For Patek Philippe, the price decrease was positioned as a strategic move to prevent the distribution of its timepieces through unauthorized channels. Besides wreaking havoc on a brand’s global retail network, gray market sales threaten its reputation among collectors. The gamble appears to have worked.

“While Patek entered into the rarely charted waters of price decreases, the feared backlash has not happened,” said Rüdiger Albers, president of Wempe, a retailer in New York. “A potential influx of product from other markets due to a price disparity would have inflicted far greater damage.”

The brand indicated in its letter that it would revisit prices at the end of June.

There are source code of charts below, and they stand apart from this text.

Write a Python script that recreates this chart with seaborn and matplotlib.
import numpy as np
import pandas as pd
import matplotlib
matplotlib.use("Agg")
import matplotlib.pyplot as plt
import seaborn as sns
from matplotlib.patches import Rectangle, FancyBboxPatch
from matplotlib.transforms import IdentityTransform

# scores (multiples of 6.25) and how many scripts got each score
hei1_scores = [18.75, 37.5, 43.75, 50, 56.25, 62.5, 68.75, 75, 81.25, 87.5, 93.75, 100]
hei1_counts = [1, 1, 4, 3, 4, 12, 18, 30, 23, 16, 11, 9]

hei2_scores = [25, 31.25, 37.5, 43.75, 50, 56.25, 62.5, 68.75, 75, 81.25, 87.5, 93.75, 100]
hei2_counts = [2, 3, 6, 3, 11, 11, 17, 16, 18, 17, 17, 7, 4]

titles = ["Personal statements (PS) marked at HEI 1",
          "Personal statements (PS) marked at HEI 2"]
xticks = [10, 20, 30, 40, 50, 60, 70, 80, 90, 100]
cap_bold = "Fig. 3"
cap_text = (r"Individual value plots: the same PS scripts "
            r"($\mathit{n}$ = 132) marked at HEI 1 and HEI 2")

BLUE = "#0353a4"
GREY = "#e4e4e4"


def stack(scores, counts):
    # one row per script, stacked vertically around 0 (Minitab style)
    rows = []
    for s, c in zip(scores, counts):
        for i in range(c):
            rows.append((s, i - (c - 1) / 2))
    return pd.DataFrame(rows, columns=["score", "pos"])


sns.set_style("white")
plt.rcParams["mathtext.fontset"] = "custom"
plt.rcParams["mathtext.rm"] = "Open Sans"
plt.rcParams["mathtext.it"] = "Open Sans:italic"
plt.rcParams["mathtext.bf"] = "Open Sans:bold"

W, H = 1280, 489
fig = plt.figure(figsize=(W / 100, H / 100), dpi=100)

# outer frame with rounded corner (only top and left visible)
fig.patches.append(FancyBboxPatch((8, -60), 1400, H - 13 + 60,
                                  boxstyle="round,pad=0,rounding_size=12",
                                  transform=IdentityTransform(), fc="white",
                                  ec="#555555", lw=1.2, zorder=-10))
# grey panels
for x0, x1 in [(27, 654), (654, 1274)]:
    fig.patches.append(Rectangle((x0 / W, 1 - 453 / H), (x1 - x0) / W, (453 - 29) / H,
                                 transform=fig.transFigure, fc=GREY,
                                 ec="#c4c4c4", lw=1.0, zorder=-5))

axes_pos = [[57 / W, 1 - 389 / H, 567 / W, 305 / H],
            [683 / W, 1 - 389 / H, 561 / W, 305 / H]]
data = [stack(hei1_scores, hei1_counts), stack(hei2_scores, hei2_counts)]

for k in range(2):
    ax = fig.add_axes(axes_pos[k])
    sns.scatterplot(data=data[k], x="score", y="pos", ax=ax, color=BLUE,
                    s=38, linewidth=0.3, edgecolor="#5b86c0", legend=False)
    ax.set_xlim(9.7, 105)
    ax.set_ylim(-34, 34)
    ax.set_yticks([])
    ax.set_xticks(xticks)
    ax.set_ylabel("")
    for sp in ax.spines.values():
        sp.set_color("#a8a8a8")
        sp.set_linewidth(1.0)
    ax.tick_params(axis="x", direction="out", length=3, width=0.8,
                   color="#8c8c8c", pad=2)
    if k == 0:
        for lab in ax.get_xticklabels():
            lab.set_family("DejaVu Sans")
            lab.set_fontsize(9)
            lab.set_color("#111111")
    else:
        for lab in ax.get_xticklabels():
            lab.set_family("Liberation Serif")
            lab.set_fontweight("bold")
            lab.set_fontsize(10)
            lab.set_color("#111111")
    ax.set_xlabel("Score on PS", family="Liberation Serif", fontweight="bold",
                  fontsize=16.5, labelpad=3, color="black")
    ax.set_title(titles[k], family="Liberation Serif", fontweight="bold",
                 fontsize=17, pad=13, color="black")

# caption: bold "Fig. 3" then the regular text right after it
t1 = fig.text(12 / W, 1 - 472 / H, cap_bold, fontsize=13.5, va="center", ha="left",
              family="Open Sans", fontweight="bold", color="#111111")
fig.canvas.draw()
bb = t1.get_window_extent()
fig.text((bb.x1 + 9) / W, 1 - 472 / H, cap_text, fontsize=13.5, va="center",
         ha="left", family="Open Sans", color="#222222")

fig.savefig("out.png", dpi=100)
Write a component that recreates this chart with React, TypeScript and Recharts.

The fear, of course, is that currencies will continue to fluctuate, and disparities will linger, given that brands are not able to change prices every day or every month.

At the Baselworld fair this week, all signs suggest that most brands will stick to their current pricing, save for slight adjustments in the eurozone. But how the currency volatility will impact the business in the long term is a topic of great concern.

“It’s causing stagnation because, when people are worried and they feel concerned about pricing, they don’t put money into R&D, marketing, new products,” Mr. Adams said, referring to research and development. “So what you see is companies focusing on their top 1 percent of customers who are less sensitive to price changes.”

While the notion that the world’s biggest spenders don’t care about price increases is enticing, there’s good reason to believe that affluent people are more conscious of what things should and do cost than the luxury brands realize.

“The wealthy are take-it-or-leave-it negotiators,” Mr. Pedraza said. “This is not a time to be cavalier in the Swiss watch industry, no matter who you serve.”